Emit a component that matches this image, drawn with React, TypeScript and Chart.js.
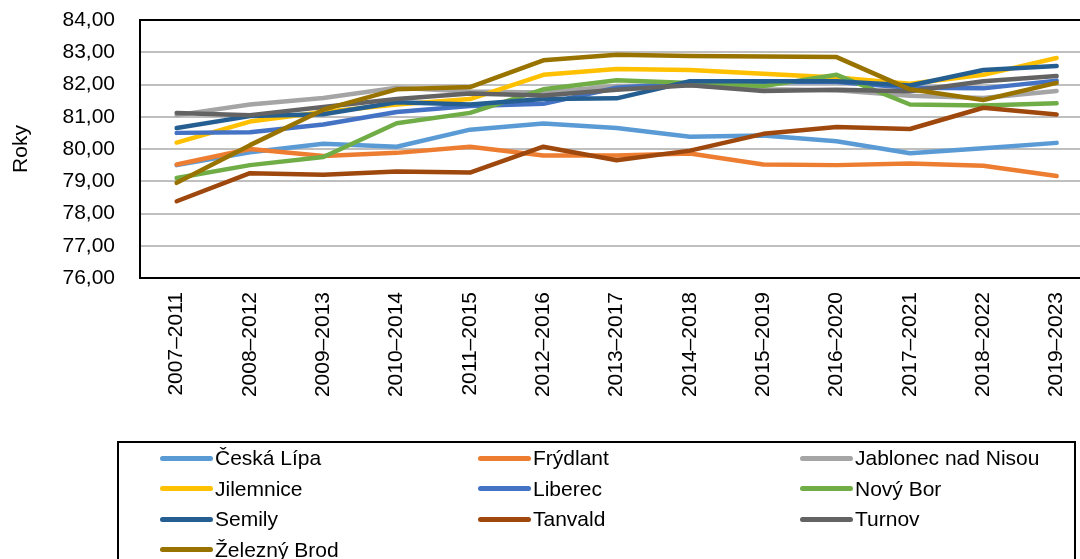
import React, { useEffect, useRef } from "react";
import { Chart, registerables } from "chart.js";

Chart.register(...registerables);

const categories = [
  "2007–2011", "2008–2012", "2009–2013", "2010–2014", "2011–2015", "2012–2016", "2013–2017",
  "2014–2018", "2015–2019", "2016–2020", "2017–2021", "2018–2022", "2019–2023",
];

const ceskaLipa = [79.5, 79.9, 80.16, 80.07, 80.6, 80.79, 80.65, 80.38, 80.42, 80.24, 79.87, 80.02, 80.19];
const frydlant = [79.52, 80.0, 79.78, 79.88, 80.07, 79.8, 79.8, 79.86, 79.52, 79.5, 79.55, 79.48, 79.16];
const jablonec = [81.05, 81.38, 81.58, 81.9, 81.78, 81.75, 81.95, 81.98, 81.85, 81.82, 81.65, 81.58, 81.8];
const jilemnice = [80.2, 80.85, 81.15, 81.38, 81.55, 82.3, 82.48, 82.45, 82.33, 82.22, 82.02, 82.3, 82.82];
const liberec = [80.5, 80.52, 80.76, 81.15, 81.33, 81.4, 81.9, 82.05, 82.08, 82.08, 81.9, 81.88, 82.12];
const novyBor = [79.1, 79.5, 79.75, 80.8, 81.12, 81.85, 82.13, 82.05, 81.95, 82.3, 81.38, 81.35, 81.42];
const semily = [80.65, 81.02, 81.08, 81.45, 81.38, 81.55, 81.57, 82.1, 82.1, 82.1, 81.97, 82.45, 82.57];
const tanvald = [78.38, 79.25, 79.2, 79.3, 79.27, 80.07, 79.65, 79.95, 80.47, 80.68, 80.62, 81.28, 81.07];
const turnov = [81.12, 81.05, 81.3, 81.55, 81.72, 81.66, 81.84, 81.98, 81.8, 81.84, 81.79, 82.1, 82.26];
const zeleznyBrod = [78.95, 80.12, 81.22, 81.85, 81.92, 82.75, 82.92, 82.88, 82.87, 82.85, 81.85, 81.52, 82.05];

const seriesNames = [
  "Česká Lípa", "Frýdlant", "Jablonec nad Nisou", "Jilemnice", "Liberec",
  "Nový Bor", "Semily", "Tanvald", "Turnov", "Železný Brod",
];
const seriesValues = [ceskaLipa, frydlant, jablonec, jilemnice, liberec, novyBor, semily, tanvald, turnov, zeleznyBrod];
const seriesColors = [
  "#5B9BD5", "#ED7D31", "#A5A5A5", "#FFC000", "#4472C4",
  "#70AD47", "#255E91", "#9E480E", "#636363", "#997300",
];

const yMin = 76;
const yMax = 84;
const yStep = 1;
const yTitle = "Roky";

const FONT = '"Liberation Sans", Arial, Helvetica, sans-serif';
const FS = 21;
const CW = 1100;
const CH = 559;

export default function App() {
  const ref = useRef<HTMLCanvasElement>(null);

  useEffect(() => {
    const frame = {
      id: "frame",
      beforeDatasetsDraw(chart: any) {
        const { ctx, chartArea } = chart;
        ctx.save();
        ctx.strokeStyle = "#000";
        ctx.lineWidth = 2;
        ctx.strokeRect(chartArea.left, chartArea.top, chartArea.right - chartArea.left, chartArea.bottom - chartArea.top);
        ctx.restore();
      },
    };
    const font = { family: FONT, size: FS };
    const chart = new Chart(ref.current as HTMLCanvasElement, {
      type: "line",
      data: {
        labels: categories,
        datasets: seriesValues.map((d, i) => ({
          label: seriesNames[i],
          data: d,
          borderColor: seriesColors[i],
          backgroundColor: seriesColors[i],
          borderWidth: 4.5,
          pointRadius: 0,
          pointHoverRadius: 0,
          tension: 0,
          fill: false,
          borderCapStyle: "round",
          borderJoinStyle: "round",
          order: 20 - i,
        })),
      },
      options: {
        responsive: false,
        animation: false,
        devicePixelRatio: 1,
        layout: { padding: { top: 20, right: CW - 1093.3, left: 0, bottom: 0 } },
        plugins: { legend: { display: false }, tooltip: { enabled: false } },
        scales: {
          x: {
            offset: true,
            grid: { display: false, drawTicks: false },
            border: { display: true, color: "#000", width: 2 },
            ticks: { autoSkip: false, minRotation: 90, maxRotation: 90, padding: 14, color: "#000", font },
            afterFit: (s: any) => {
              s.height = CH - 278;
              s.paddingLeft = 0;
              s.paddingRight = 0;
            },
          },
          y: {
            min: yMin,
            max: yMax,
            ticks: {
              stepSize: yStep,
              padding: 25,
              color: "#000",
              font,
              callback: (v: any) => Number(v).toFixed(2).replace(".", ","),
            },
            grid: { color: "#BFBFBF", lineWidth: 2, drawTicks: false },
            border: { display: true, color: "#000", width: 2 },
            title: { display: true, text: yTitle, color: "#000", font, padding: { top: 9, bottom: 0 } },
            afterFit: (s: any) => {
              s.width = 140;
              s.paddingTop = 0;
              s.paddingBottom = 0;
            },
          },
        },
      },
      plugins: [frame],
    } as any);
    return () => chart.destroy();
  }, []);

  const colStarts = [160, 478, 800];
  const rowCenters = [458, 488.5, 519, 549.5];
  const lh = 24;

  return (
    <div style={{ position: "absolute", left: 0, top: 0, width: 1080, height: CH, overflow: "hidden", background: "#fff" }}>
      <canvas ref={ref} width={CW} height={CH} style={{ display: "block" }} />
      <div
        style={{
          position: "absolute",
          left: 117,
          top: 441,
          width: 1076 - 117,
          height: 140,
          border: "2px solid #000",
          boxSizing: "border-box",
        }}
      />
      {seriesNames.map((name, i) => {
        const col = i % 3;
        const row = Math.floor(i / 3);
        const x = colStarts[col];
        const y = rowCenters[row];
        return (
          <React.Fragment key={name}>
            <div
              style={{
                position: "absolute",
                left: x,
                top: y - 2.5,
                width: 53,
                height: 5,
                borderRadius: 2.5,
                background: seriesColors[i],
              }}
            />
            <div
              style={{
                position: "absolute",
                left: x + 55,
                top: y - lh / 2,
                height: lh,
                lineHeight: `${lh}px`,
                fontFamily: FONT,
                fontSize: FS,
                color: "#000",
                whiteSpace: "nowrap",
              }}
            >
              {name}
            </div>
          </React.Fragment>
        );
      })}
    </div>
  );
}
...
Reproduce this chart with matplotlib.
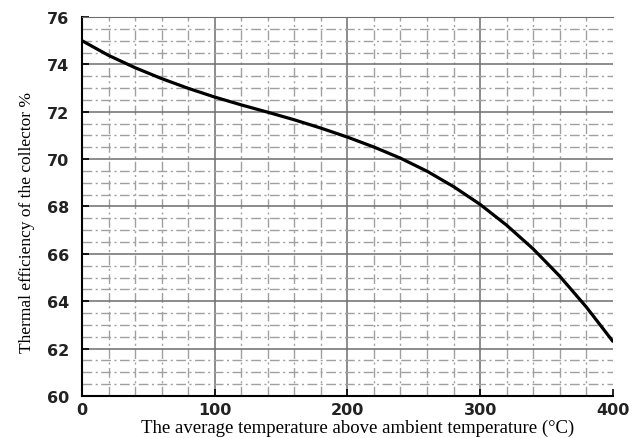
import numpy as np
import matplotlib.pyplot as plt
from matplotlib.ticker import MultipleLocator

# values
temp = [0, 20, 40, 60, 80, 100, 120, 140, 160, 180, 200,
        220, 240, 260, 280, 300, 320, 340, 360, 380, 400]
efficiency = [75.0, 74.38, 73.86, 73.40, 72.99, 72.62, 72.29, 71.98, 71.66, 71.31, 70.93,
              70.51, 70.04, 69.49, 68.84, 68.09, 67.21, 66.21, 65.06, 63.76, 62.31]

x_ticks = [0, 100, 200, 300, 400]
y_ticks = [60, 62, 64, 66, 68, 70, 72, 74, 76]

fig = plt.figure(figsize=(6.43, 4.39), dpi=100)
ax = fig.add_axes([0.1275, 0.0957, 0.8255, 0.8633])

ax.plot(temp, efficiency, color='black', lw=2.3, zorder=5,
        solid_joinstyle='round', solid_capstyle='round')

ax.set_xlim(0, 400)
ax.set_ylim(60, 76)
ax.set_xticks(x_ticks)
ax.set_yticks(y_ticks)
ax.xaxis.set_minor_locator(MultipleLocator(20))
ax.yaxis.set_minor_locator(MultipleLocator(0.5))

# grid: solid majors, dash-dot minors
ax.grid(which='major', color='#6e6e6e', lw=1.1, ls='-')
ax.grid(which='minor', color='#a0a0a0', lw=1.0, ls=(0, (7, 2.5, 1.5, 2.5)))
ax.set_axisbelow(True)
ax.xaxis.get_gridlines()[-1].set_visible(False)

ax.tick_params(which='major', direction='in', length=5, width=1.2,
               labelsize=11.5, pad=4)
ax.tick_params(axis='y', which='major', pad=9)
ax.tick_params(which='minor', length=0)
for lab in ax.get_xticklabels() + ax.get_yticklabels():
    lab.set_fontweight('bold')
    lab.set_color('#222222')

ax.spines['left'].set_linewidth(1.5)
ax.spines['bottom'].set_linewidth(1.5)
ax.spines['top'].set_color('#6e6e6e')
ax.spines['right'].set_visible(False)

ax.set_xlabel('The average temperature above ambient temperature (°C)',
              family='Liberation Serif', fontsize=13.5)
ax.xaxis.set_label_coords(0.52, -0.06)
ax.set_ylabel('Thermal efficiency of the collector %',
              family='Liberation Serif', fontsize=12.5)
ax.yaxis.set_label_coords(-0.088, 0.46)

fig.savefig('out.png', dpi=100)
---
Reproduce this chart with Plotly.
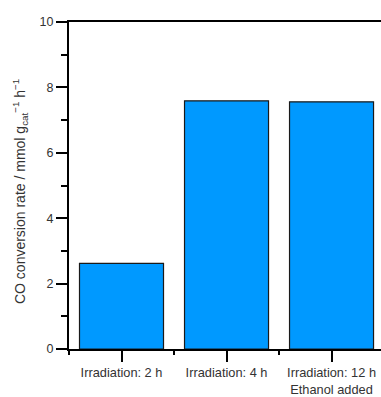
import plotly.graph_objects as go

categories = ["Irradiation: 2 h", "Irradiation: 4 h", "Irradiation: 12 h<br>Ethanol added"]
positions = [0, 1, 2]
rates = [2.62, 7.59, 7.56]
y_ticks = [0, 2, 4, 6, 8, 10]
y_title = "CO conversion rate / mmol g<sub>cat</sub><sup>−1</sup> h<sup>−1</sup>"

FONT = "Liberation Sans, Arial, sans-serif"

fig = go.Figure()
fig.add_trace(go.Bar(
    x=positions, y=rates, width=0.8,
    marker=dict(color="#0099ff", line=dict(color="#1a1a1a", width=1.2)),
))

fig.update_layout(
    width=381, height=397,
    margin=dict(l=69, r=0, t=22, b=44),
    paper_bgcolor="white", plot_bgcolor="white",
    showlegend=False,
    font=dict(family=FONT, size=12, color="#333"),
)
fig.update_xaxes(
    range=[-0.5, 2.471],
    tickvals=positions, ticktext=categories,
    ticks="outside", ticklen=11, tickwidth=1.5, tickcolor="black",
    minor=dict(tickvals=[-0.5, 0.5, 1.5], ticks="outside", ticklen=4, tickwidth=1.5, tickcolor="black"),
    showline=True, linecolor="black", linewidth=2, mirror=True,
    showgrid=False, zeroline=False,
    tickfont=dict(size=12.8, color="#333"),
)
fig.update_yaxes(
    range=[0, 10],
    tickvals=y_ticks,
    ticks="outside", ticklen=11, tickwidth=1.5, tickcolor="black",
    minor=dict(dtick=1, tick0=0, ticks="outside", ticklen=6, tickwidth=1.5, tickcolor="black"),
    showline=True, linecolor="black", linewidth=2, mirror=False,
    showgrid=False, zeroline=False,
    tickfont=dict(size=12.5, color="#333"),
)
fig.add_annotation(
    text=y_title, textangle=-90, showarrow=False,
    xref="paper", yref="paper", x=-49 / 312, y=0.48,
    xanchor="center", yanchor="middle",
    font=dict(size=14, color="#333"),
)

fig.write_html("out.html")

** Your objective **
Repeat, word for word, the lines of the material above from the one holding "Reproduce this chart with matplotlib." through the one holding "ax = fig.add_axes([0.1275, 0.0957, 0.8255, 0.8633])". Leave out pictures.

** Expected output **
Reproduce this chart with matplotlib.
import numpy as np
import matplotlib.pyplot as plt
from matplotlib.ticker import MultipleLocator

# values
temp = [0, 20, 40, 60, 80, 100, 120, 140, 160, 180, 200,
        220, 240, 260, 280, 300, 320, 340, 360, 380, 400]
efficiency = [75.0, 74.38, 73.86, 73.40, 72.99, 72.62, 72.29, 71.98, 71.66, 71.31, 70.93,
              70.51, 70.04, 69.49, 68.84, 68.09, 67.21, 66.21, 65.06, 63.76, 62.31]

x_ticks = [0, 100, 200, 300, 400]
y_ticks = [60, 62, 64, 66, 68, 70, 72, 74, 76]

fig = plt.figure(figsize=(6.43, 4.39), dpi=100)
ax = fig.add_axes([0.1275, 0.0957, 0.8255, 0.8633])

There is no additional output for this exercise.